EXERCISE REQUIREMENTS »
Make an exact copy of all the material below, apart from the pictures.

DATASET EXCERPT »
####################

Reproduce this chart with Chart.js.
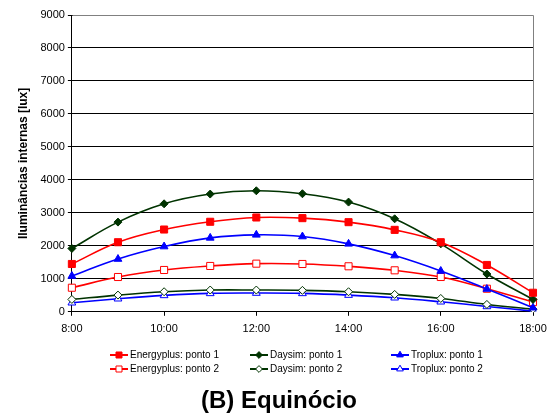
<!DOCTYPE html>
<html>
<head>
<meta charset="utf-8">
<script src="https://cdn.jsdelivr.net/npm/chart.js@4/dist/chart.umd.min.js"></script>
<style>
  html, body { margin: 0; padding: 0; background: #fff; }
  #wrap { width: 559px; height: 415px; }
</style>
</head>
<body>
<div id="wrap"><canvas id="chart" width="559" height="415"></canvas></div>
<script>
const hours = ['8:00', '9:00', '10:00', '11:00', '12:00', '13:00', '14:00', '15:00', '16:00', '17:00', '18:00'];
const energyplus1 = [1450, 2110, 2495, 2730, 2860, 2840, 2718, 2485, 2110, 1420, 578];
const energyplus2 = [730, 1055, 1268, 1390, 1460, 1450, 1380, 1258, 1055, 700, 294];
const daysim1 = [1920, 2720, 3275, 3570, 3670, 3580, 3327, 2820, 2060, 1146, 375];
const daysim2 = [375, 507, 608, 660, 660, 650, 608, 527, 405, 223, 81];
const troplux1 = [1085, 1600, 1978, 2241, 2333, 2282, 2060, 1704, 1237, 690, 122];
const troplux2 = [274, 396, 497, 558, 568, 558, 507, 426, 304, 162, 20];

const RED = '#ff0000';
const GREEN = '#003300';
const BLUE = '#0000ff';
const FONT = "'Liberation Sans', Arial, sans-serif";

function series(label, data, color, style, radius, filled) {
  return {
    label,
    data,
    borderColor: color,
    backgroundColor: color,
    borderWidth: 1.6,
    tension: 0.4,
    pointStyle: style,
    pointRadius: radius,
    pointBorderWidth: 1,
    pointBorderColor: color,
    pointBackgroundColor: filled ? color : '#ffffff',
    fill: false,
  };
}

const datasets = [
  series('Energyplus: ponto 1', energyplus1, RED, 'rect', 5, true),
  series('Daysim: ponto 1', daysim1, GREEN, 'rectRot', 4, true),
  series('Troplux: ponto 1', troplux1, BLUE, 'triangle', 4.5, true),
  series('Energyplus: ponto 2', energyplus2, RED, 'rect', 5, false),
  series('Daysim: ponto 2', daysim2, GREEN, 'rectRot', 4, false),
  series('Troplux: ponto 2', troplux2, BLUE, 'triangle', 4.5, false),
];

// 3 x 2 legend grid and caption under it, like the spreadsheet original
const legendGrid = {
  id: 'legendGrid',
  afterDraw(chart) {
    const ctx = chart.ctx;
    const cols = [110, 250, 391];
    const rows = [355, 369];
    ctx.save();
    chart.data.datasets.forEach((ds, i) => {
      const x = cols[i % 3];
      const y = rows[Math.floor(i / 3)];
      ctx.strokeStyle = ds.borderColor;
      ctx.lineWidth = 2;
      ctx.beginPath();
      ctx.moveTo(x, y);
      ctx.lineTo(x + 18, y);
      ctx.stroke();
      ctx.fillStyle = ds.pointBackgroundColor;
      ctx.strokeStyle = ds.borderColor;
      ctx.lineWidth = 1;
      Chart.helpers.drawPoint(ctx, { pointStyle: ds.pointStyle, radius: ds.pointRadius * 0.85, rotation: 0, borderWidth: 1 }, x + 9, y);
      ctx.fillStyle = '#000';
      ctx.font = '10px ' + FONT;
      ctx.textBaseline = 'middle';
      ctx.textAlign = 'left';
      ctx.fillText(ds.label, x + 20, y + 0.5);
    });
    ctx.font = 'bold 24px ' + FONT;
    ctx.textAlign = 'center';
    ctx.textBaseline = 'alphabetic';
    ctx.fillText('(B) Equinócio', 279, 408);
    ctx.restore();
  },
};

const plotFrame = {
  id: 'plotFrame',
  beforeDatasetsDraw(chart) {
    const a = chart.chartArea;
    const ctx = chart.ctx;
    ctx.save();
    ctx.strokeStyle = '#808080';
    ctx.lineWidth = 1;
    ctx.beginPath();
    ctx.moveTo(Math.round(a.left) + 0.5, Math.round(a.top) + 0.5);
    ctx.lineTo(Math.round(a.right) + 0.5, Math.round(a.top) + 0.5);
    ctx.lineTo(Math.round(a.right) + 0.5, Math.round(a.bottom) + 0.5);
    ctx.stroke();
    ctx.restore();
  },
};

new Chart(document.getElementById('chart').getContext('2d'), {
  type: 'line',
  data: { labels: hours, datasets },
  plugins: [legendGrid, plotFrame],
  options: {
    responsive: false,
    animation: false,
    layout: { padding: { left: 16, right: 26, top: 15, bottom: 72 } },
    plugins: {
      legend: { display: false },
      tooltip: { enabled: false },
      title: { display: false },
    },
    scales: {
      x: {
        offset: false,
        grid: {
          drawOnChartArea: false,
          tickLength: 4,
          tickColor: (c) => (c.index % 2 === 0 ? '#000' : 'rgba(0,0,0,0)'),
        },
        border: { color: '#000', width: 1 },
        ticks: {
          autoSkip: false,
          maxRotation: 0,
          color: '#000',
          font: { family: FONT, size: 11 },
          padding: 7,
          callback: (v, i) => (i % 2 === 0 ? hours[i] : ''),
        },
      },
      y: {
        min: 0,
        max: 9000,
        grid: { color: '#000', tickLength: 4, tickColor: '#000' },
        border: { color: '#000', width: 1 },
        ticks: {
          stepSize: 1000,
          color: '#000',
          font: { family: FONT, size: 11 },
          padding: 3,
          callback: (v) => String(v),
        },
        title: {
          display: true,
          text: 'Iluminâncias internas [lux]',
          color: '#000',
          font: { family: FONT, size: 12, weight: 'bold' },
          padding: { top: 0, bottom: 7 },
        },
      },
    },
  },
});
</script>
</body>
</html>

####################

ANSWER TO THE EXERCISE »
Reproduce this chart with Chart.js.
<!DOCTYPE html>
<html>
<head>
<meta charset="utf-8">
<script src="https://cdn.jsdelivr.net/npm/chart.js@4/dist/chart.umd.min.js"></script>
<style>
  html, body { margin: 0; padding: 0; background: #fff; }
  #wrap { width: 559px; height: 415px; }
</style>
</head>
<body>
<div id="wrap"><canvas id="chart" width="559" height="415"></canvas></div>
<script>
const hours = ['8:00', '9:00', '10:00', '11:00', '12:00', '13:00', '14:00', '15:00', '16:00', '17:00', '18:00'];
const energyplus1 = [1450, 2110, 2495, 2730, 2860, 2840, 2718, 2485, 2110, 1420, 578];
const energyplus2 = [730, 1055, 1268, 1390, 1460, 1450, 1380, 1258, 1055, 700, 294];
const daysim1 = [1920, 2720, 3275, 3570, 3670, 3580, 3327, 2820, 2060, 1146, 375];
const daysim2 = [375, 507, 608, 660, 660, 650, 608, 527, 405, 223, 81];
const troplux1 = [1085, 1600, 1978, 2241, 2333, 2282, 2060, 1704, 1237, 690, 122];
const troplux2 = [274, 396, 497, 558, 568, 558, 507, 426, 304, 162, 20];

const RED = '#ff0000';
const GREEN = '#003300';
const BLUE = '#0000ff';
const FONT = "'Liberation Sans', Arial, sans-serif";

function series(label, data, color, style, radius, filled) {
  return {
    label,
    data,
    borderColor: color,
    backgroundColor: color,
    borderWidth: 1.6,
    tension: 0.4,
    pointStyle: style,
    pointRadius: radius,
    pointBorderWidth: 1,
    pointBorderColor: color,
    pointBackgroundColor: filled ? color : '#ffffff',
    fill: false,
  };
}

const datasets = [
  series('Energyplus: ponto 1', energyplus1, RED, 'rect', 5, true),
  series('Daysim: ponto 1', daysim1, GREEN, 'rectRot', 4, true),
  series('Troplux: ponto 1', troplux1, BLUE, 'triangle', 4.5, true),
  series('Energyplus: ponto 2', energyplus2, RED, 'rect', 5, false),
  series('Daysim: ponto 2', daysim2, GREEN, 'rectRot', 4, false),
  series('Troplux: ponto 2', troplux2, BLUE, 'triangle', 4.5, false),
];

// 3 x 2 legend grid and caption under it, like the spreadsheet original
const legendGrid = {
  id: 'legendGrid',
  afterDraw(chart) {
    const ctx = chart.ctx;
    const cols = [110, 250, 391];
    const rows = [355, 369];
    ctx.save();
    chart.data.datasets.forEach((ds, i) => {
      const x = cols[i % 3];
      const y = rows[Math.floor(i / 3)];
      ctx.strokeStyle = ds.borderColor;
      ctx.lineWidth = 2;
      ctx.beginPath();
      ctx.moveTo(x, y);
      ctx.lineTo(x + 18, y);
      ctx.stroke();
      ctx.fillStyle = ds.pointBackgroundColor;
      ctx.strokeStyle = ds.borderColor;
      ctx.lineWidth = 1;
      Chart.helpers.drawPoint(ctx, { pointStyle: ds.pointStyle, radius: ds.pointRadius * 0.85, rotation: 0, borderWidth: 1 }, x + 9, y);
      ctx.fillStyle = '#000';
      ctx.font = '10px ' + FONT;
      ctx.textBaseline = 'middle';
      ctx.textAlign = 'left';
      ctx.fillText(ds.label, x + 20, y + 0.5);
    });
    ctx.font = 'bold 24px ' + FONT;
    ctx.textAlign = 'center';
    ctx.textBaseline = 'alphabetic';
    ctx.fillText('(B) Equinócio', 279, 408);
    ctx.restore();
  },
};

const plotFrame = {
  id: 'plotFrame',
  beforeDatasetsDraw(chart) {
    const a = chart.chartArea;
    const ctx = chart.ctx;
    ctx.save();
    ctx.strokeStyle = '#808080';
    ctx.lineWidth = 1;
    ctx.beginPath();
    ctx.moveTo(Math.round(a.left) + 0.5, Math.round(a.top) + 0.5);
    ctx.lineTo(Math.round(a.right) + 0.5, Math.round(a.top) + 0.5);
    ctx.lineTo(Math.round(a.right) + 0.5, Math.round(a.bottom) + 0.5);
    ctx.stroke();
    ctx.restore();
  },
};

new Chart(document.getElementById('chart').getContext('2d'), {
  type: 'line',
  data: { labels: hours, datasets },
  plugins: [legendGrid, plotFrame],
  options: {
    responsive: false,
    animation: false,
    layout: { padding: { left: 16, right: 26, top: 15, bottom: 72 } },
    plugins: {
      legend: { display: false },
      tooltip: { enabled: false },
      title: { display: false },
    },
    scales: {
      x: {
        offset: false,
        grid: {
          drawOnChartArea: false,
          tickLength: 4,
          tickColor: (c) => (c.index % 2 === 0 ? '#000' : 'rgba(0,0,0,0)'),
        },
        border: { color: '#000', width: 1 },
        ticks: {
          autoSkip: false,
          maxRotation: 0,
          color: '#000',
          font: { family: FONT, size: 11 },
          padding: 7,
          callback: (v, i) => (i % 2 === 0 ? hours[i] : ''),
        },
      },
      y: {
        min: 0,
        max: 9000,
        grid: { color: '#000', tickLength: 4, tickColor: '#000' },
        border: { color: '#000', width: 1 },
        ticks: {
          stepSize: 1000,
          color: '#000',
          font: { family: FONT, size: 11 },
          padding: 3,
          callback: (v) => String(v),
        },
        title: {
          display: true,
          text: 'Iluminâncias internas [lux]',
          color: '#000',
          font: { family: FONT, size: 12, weight: 'bold' },
          padding: { top: 0, bottom: 7 },
        },
      },
    },
  },
});
</script>
</body>
</html>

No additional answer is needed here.